Copy, exactly and only, the lines from the one with "What seaborn and" up to and including the one with "import seaborn as sns", leaving pictures out.

[Plotting code records]
◆ ◆ ◆ ◆
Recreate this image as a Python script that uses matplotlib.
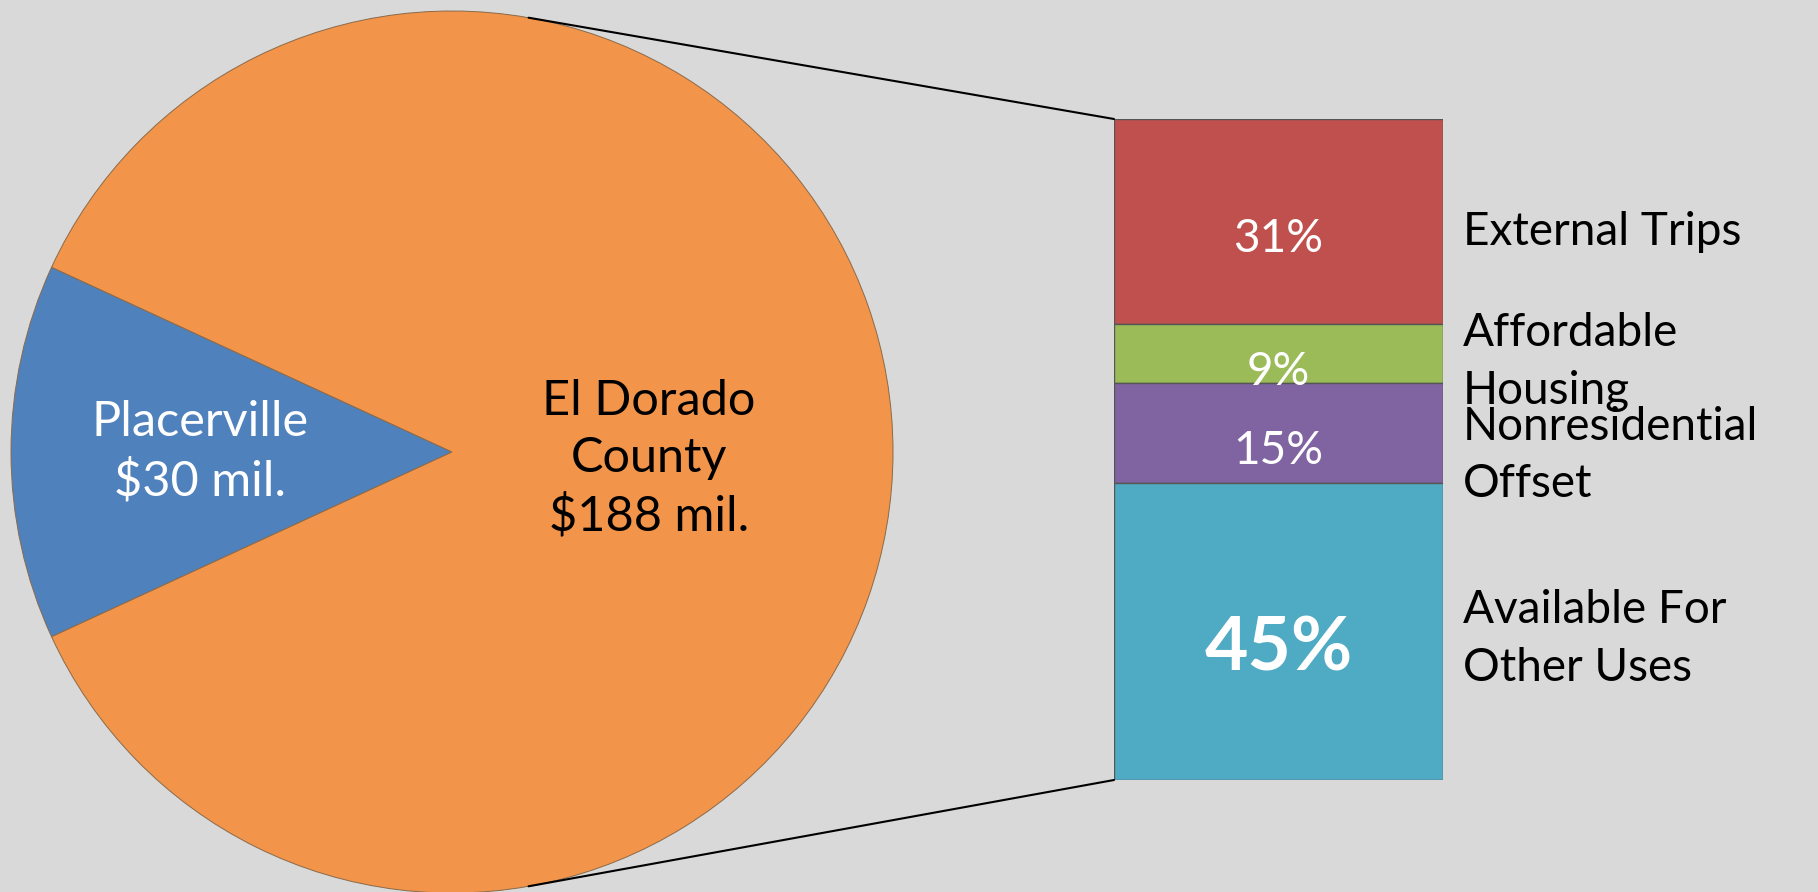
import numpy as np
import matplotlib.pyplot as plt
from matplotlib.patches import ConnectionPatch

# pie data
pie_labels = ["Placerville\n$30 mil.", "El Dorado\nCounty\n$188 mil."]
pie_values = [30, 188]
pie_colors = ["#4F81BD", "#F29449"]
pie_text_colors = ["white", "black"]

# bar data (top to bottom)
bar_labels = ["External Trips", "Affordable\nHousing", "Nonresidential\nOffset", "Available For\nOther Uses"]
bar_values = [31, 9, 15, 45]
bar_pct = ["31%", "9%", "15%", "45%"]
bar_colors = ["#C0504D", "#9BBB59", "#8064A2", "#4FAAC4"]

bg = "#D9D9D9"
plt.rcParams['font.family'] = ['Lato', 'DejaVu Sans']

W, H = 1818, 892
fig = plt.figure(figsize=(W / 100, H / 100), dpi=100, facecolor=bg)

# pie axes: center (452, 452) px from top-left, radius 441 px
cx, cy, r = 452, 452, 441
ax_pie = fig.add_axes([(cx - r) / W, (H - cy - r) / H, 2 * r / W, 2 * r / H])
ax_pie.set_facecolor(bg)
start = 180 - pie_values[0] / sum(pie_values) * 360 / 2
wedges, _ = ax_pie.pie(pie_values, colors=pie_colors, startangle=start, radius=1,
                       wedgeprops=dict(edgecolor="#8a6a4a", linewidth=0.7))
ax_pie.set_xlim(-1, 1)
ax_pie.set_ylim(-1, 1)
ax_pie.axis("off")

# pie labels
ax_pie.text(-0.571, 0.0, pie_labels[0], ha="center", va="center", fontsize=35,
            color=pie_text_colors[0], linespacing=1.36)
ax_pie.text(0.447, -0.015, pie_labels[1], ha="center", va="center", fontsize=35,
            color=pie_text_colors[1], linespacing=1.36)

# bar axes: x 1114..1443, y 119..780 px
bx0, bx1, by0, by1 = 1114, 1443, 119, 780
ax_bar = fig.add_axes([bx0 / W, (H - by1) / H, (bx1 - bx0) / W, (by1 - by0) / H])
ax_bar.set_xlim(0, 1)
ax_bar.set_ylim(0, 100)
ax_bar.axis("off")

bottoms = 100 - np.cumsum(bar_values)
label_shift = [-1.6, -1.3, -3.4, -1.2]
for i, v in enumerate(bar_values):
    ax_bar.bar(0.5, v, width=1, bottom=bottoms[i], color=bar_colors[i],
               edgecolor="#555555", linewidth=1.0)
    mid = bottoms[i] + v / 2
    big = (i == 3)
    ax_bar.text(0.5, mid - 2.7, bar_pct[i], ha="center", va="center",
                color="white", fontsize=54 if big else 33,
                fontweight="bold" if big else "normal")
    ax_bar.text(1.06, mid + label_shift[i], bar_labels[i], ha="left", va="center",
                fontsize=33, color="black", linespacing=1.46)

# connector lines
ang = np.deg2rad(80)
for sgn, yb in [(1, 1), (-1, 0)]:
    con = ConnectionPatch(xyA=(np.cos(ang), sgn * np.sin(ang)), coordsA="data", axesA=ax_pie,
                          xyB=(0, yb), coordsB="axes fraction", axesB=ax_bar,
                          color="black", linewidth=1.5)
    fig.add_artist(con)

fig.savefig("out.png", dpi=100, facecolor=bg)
◆ ◆ ◆ ◆
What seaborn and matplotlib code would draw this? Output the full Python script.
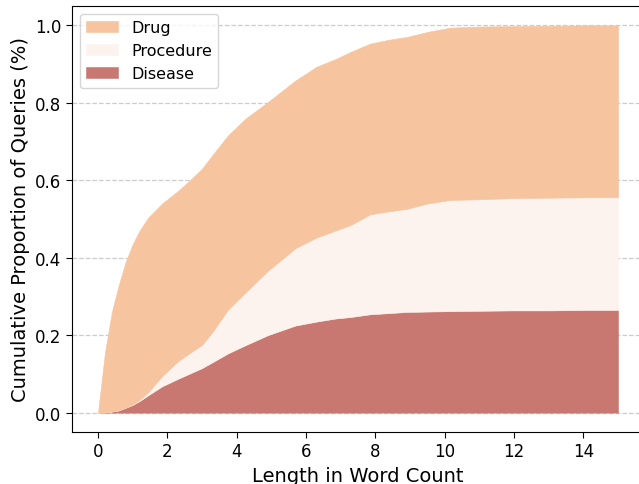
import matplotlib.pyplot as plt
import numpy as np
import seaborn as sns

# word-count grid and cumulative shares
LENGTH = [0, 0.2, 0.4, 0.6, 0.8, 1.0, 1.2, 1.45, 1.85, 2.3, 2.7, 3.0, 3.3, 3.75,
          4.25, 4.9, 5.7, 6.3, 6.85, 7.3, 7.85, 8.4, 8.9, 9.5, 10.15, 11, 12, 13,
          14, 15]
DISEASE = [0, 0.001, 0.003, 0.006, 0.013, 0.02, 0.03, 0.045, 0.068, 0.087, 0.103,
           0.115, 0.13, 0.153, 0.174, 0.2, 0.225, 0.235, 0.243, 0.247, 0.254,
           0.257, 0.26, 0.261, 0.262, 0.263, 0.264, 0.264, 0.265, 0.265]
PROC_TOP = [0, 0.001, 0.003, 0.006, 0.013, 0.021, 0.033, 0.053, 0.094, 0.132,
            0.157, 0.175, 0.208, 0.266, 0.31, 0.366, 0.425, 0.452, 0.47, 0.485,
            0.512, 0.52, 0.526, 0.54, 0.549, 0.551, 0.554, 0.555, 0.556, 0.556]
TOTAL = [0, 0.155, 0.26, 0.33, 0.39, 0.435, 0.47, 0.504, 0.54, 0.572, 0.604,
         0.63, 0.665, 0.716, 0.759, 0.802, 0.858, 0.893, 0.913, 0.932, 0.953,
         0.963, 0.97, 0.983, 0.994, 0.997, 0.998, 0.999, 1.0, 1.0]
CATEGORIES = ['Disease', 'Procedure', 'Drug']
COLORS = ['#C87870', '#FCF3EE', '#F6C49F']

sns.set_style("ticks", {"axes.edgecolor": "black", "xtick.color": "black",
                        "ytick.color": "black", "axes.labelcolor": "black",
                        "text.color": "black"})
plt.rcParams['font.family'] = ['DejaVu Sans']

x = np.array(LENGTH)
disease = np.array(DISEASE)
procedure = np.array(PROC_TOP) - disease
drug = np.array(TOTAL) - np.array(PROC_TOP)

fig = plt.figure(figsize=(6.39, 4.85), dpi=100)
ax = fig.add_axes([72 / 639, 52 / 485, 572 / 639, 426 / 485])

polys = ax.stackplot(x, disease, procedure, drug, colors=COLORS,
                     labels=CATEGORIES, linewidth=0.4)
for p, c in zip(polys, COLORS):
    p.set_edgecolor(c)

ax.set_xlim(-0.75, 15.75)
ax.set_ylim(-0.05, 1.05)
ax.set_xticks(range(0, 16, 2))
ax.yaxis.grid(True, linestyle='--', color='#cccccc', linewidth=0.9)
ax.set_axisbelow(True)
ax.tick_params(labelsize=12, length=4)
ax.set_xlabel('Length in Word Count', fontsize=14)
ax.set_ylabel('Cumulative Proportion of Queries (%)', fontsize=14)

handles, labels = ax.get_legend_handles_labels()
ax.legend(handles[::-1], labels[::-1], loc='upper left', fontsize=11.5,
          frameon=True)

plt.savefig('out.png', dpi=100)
◆ ◆ ◆ ◆
» **ANSWER TO THIS TASK**:
What seaborn and matplotlib code would draw this? Output the full Python script.
import matplotlib.pyplot as plt
import numpy as np
import seaborn as sns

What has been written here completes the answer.